Grant aims to improve communication on animal-borne illness
VERMILLION, S.D. — A consortium led by the University of South Dakota Sanford School of Medicine will use a $200,000 grant from the Bush Foundation to improve communication between medical providers, veterinarians and livestock producers regarding animal-borne illnesses that pose potential health risks to humans.
The two-year grant will enable the creation of a working group and a cross-industry network hub known as SD One Health where the public health interests of the livestock, medical and veterinary communities intersect to promote and produce collaboration, resource sharing, knowledge development and community education.
“We see this as an opportunity to create a sustainable public service organization built upon the shared interests of established industry groups to provide a high quality of care to the human and animal populations of South Dakota,” said Dr. Susan Anderson, chair of the University of South Dakota Sanford School of Medicine’s Family Medicine department.

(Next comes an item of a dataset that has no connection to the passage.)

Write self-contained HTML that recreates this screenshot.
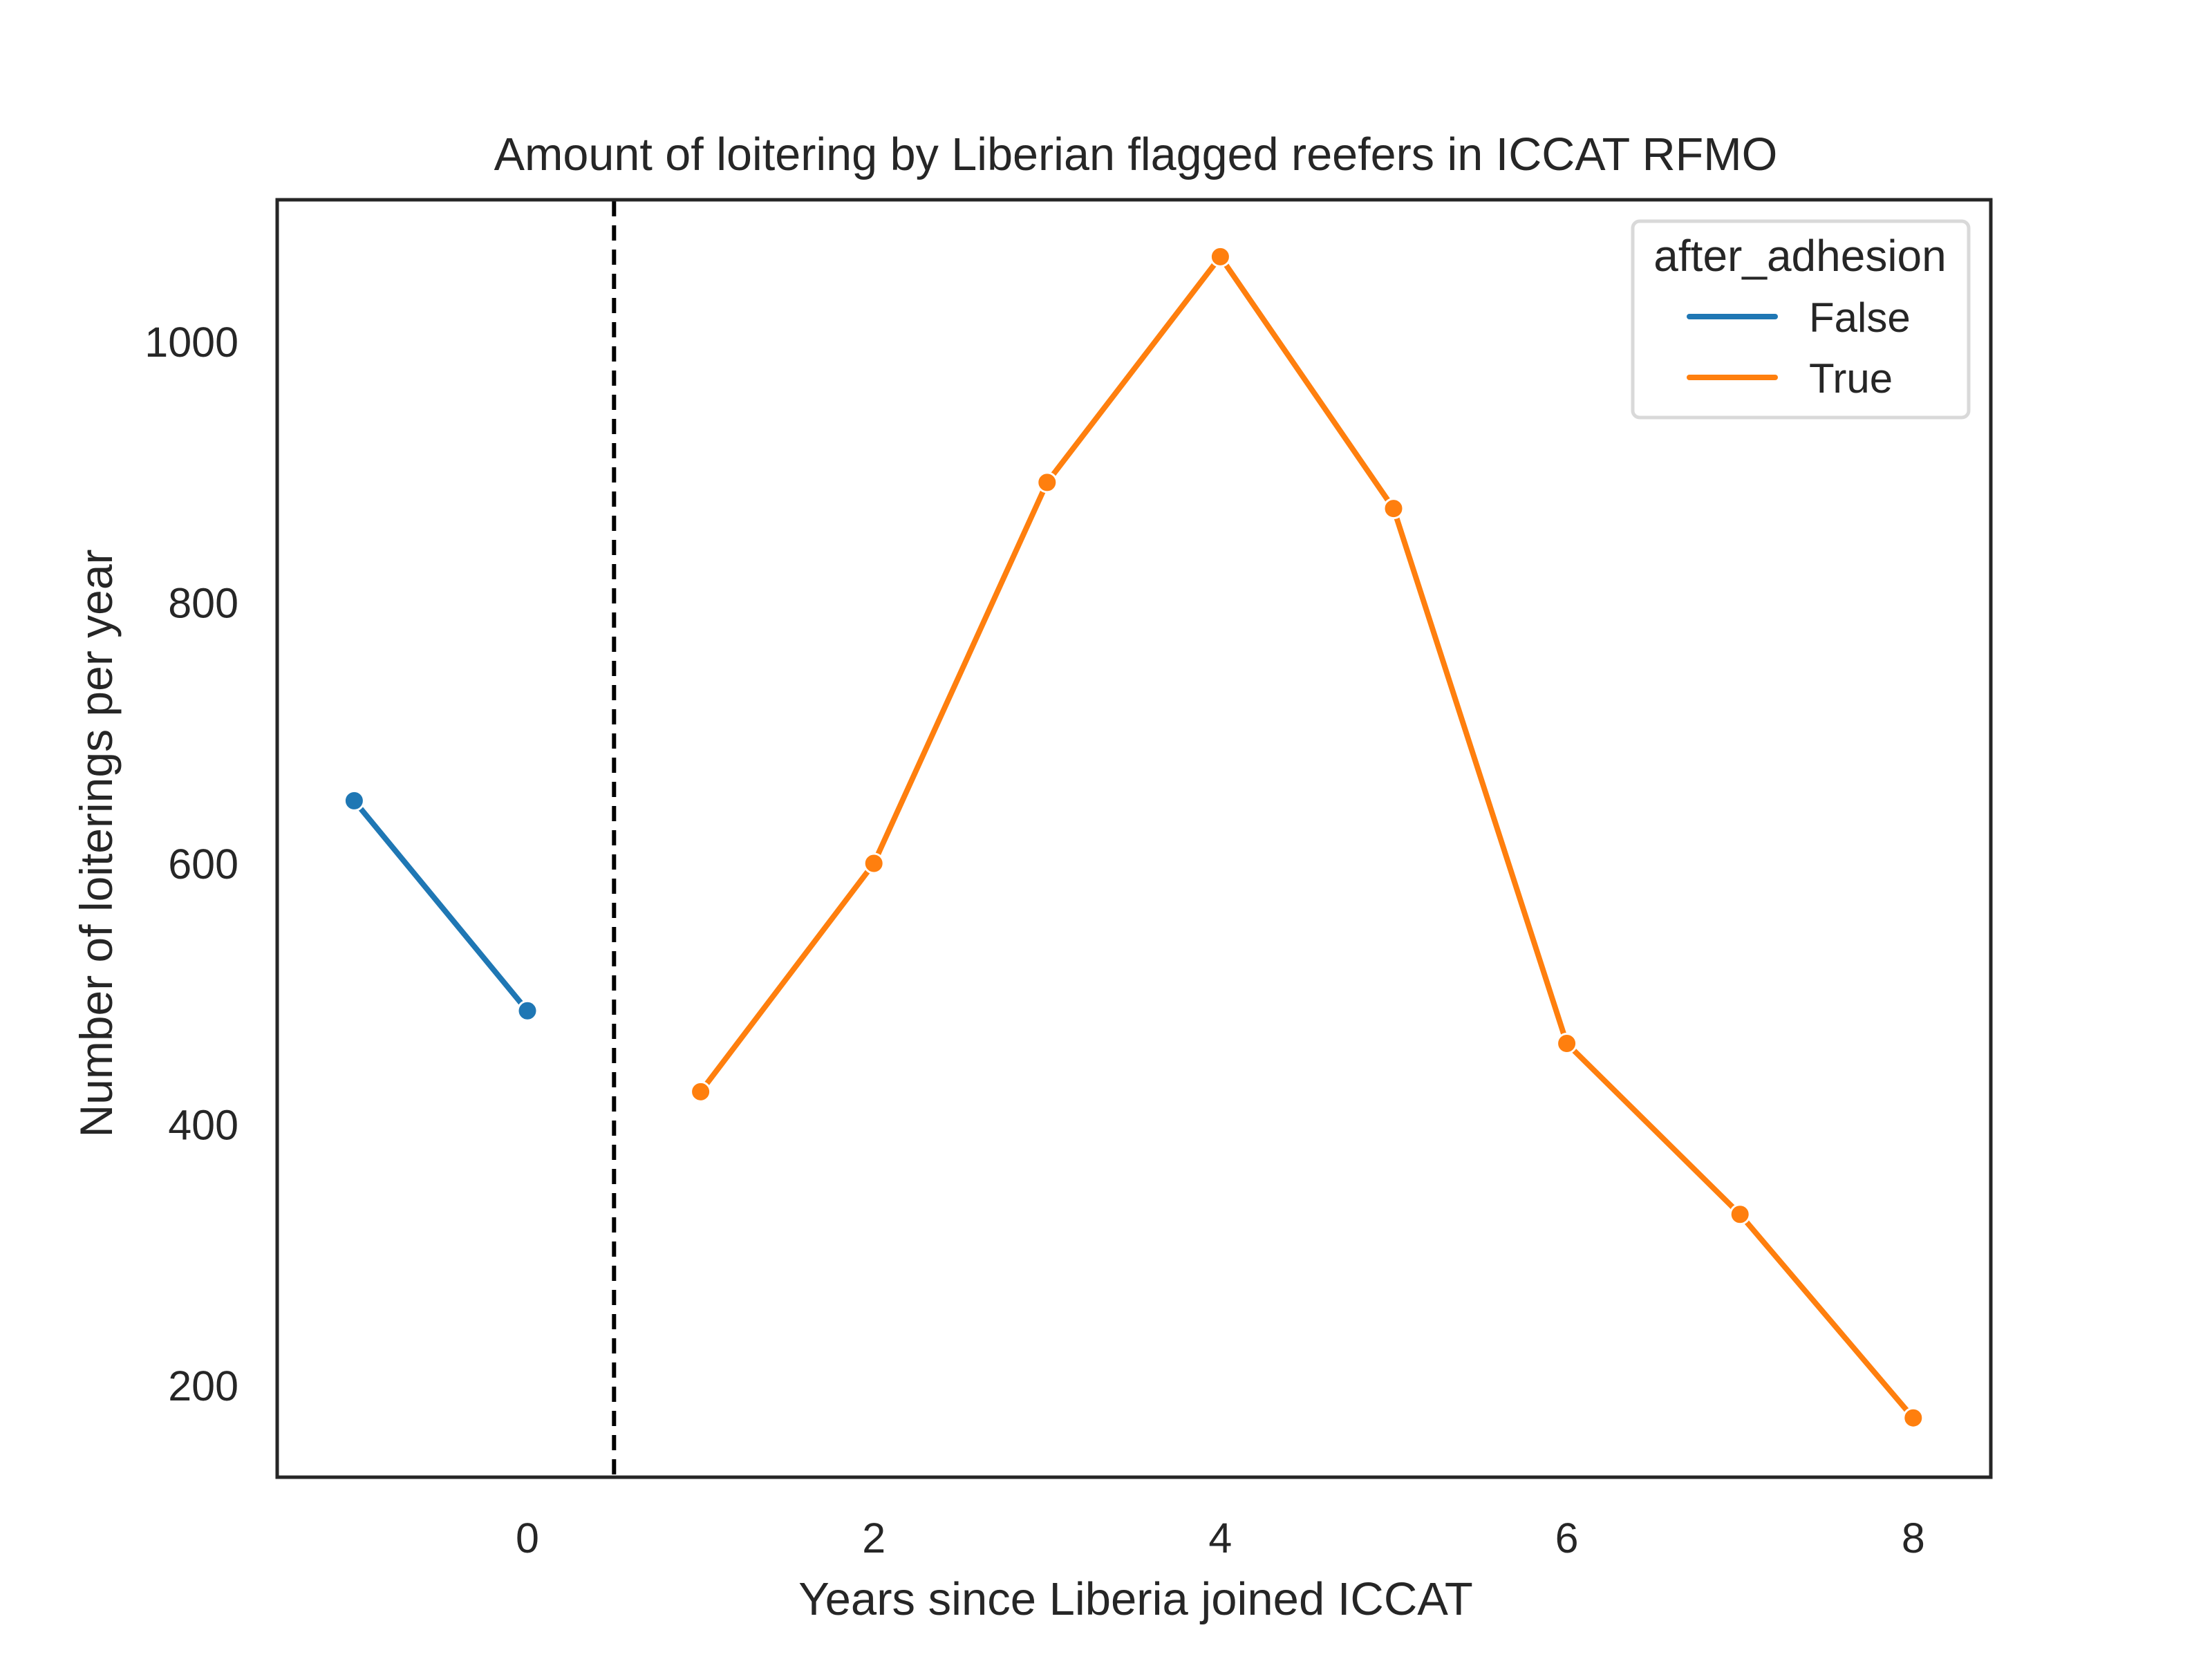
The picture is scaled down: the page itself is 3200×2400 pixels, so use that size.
<!DOCTYPE html>
<html><head><meta charset="utf-8"><style>
html,body{margin:0;padding:0;background:#fff;}
svg{display:block;font-family:"Liberation Sans",Arial,sans-serif;}
</style></head><body>
<svg id="chart" width="3200" height="2400" viewBox="0 0 3200 2400" xmlns="http://www.w3.org/2000/svg">
<rect width="3200" height="2400" fill="#fff"/>
<text x="1643" y="246" text-anchor="middle" font-size="66.5" fill="#262626">Amount of loitering by Liberian flagged reefers in ICCAT RFMO</text>
<g id="grid"></g>
<g id="series"></g>
<rect x="401" y="289" width="2479" height="1848" fill="none" stroke="#262626" stroke-width="5"/>
<text x="1643" y="2336" text-anchor="middle" font-size="67" fill="#262626">Years since Liberia joined ICCAT</text>
<text transform="translate(162,1220) rotate(-90)" text-anchor="middle" font-size="66" fill="#262626">Number of loiterings per year</text>
<g>
<rect x="2362" y="320" width="486" height="284" rx="10" fill="#fff" fill-opacity="0.8" stroke="#d9d9d9" stroke-width="5"/>
<text x="2604" y="392" text-anchor="middle" font-size="64" fill="#262626">after_adhesion</text>
<line x1="2444" y1="458" x2="2568" y2="458" stroke="#1f77b4" stroke-width="8" stroke-linecap="round"/>
<text x="2617" y="480" font-size="60" fill="#262626">False</text>
<line x1="2444" y1="546" x2="2568" y2="546" stroke="#ff7f0e" stroke-width="8" stroke-linecap="round"/>
<text x="2617" y="568" font-size="60" fill="#262626">True</text>
</g>
</svg>
<script>
const yearsFalse = [-1, 0];
const valuesFalse = [648, 487];
const yearsTrue = [1, 2, 3, 4, 5, 6, 7, 8];
const valuesTrue = [425, 600, 892, 1065, 872, 462, 331, 175];
const xTicks = [0, 2, 4, 6, 8];
const yTicks = [200, 400, 600, 800, 1000];
const adhesionX = 0.5;

const NS = "http://www.w3.org/2000/svg";
function xs(v){ return 763 + v * 250.6; }
function ys(v){ return 494 + (1000 - v) * 1.8875; }
const grid = document.getElementById('grid');
const series = document.getElementById('series');
function mk(tag, attrs, parent){
  const e = document.createElementNS(NS, tag);
  for (const k in attrs) e.setAttribute(k, attrs[k]);
  parent.appendChild(e);
  return e;
}
xTicks.forEach(t => {
  const e = mk('text', {x: xs(t), y: 2246, 'text-anchor': 'middle', 'font-size': 61, fill: '#262626'}, grid);
  
  
  e.textContent = t;
});
yTicks.forEach(t => {
  const e = mk('text', {x: 345, y: ys(t) + 22, 'text-anchor': 'end', 'font-size': 61, fill: '#262626'}, grid);
  
  
  e.textContent = t;
});
const dl = mk('line', {x1: xs(adhesionX), x2: xs(adhesionX), y1: 291, y2: 2135, stroke: '#000', 'stroke-width': 6, 'stroke-dasharray': '22 13'}, series);


function drawSeries(xsArr, vals, color, name){
  const pts = xsArr.map((x, i) => xs(x) + ',' + ys(vals[i])).join(' ');
  const pl = mk('polyline', {points: pts, fill: 'none', stroke: color, 'stroke-width': 8, 'stroke-linejoin': 'round', 'stroke-linecap': 'round'}, series);
  
  
  xsArr.forEach((x, i) => {
    const c = mk('circle', {cx: xs(x), cy: ys(vals[i]), r: 14, fill: color, stroke: '#fff', 'stroke-width': 3}, series);
    
    
  });
}
drawSeries(yearsFalse, valuesFalse, '#1f77b4', 'false-series');
drawSeries(yearsTrue, valuesTrue, '#ff7f0e', 'true-series');
</script>
</body></html>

Numerous cases have emerged in recent years illustrating the need for veterinarians, health care providers and agricultural/animal producers to successfully communicate with one another regarding threats, risks, and treatment needs. Threats posed by animal-borne illnesses are especially concerning in South Dakota, where the commercial livestock industry is a major contributor to the state’s economy.
Partners with the University of South Dakota Sanford School of Medicine in this project include the Northeast South Dakota Area Health Education Center, Yankton Rural Area Health Education Center and the South Dakota Public Health Veterinarian at South Dakota State University.